Is a proxy needed? No. Stack Exchange accepts requests from any IP address.
What is the API quota?
300 requests/day without an API key; 10,000/day with a free key. Register at https://stackapps.com/apps/oauth/register and pass it via apiKey.
Which sites are supported?
All 170+ Stack Exchange communities. Pass any valid site slug to the site field (e.g. stackoverflow, serverfault, math, cooking, worldbuilding). Use mode=listSites to enumerate all available sites.
Why are some fields missing?
Fields are omitted when the API returns no data for them (e.g. acceptedAnswerId only appears when a question has an accepted answer, authorReputation only appears when the author profile is available).
What does body contain?
The body field is a plain-text excerpt (up to 500 characters) extracted from the question or answer's HTML body.
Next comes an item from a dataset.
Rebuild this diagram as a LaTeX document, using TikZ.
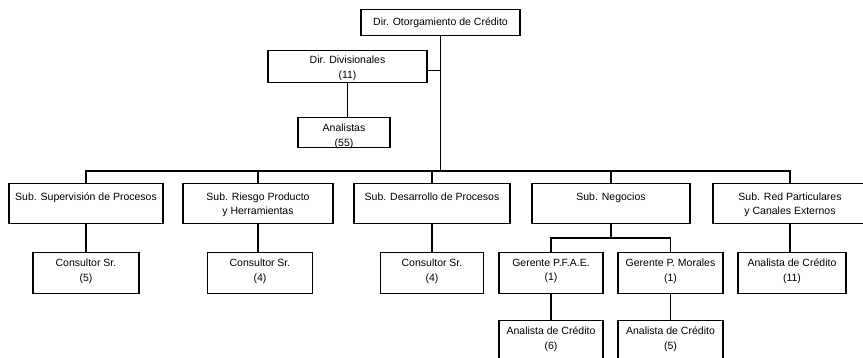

HTML tags are stripped, common entities are decoded, and the text is trimmed.
How does sortBy=relevance work?
relevance is only valid for mode=searchQuestions — it ranks results by how closely they match the search query. For other modes, votes is used.
What happens if I exceed the quota?
The actor watches the quota_remaining and backoff headers and sleeps gracefully when asked. Once the daily quota is exhausted, you will get fewer results — pass an apiKey to raise the cap to 10,000/day.
Can I scrape multiple tags at once?
Yes — pass multiple values in the tags array. Stack Exchange treats them as an AND filter (questions must have all specified tags).
Is the data real-time? Yes. Stack Exchange's API surfaces new questions within seconds of posting.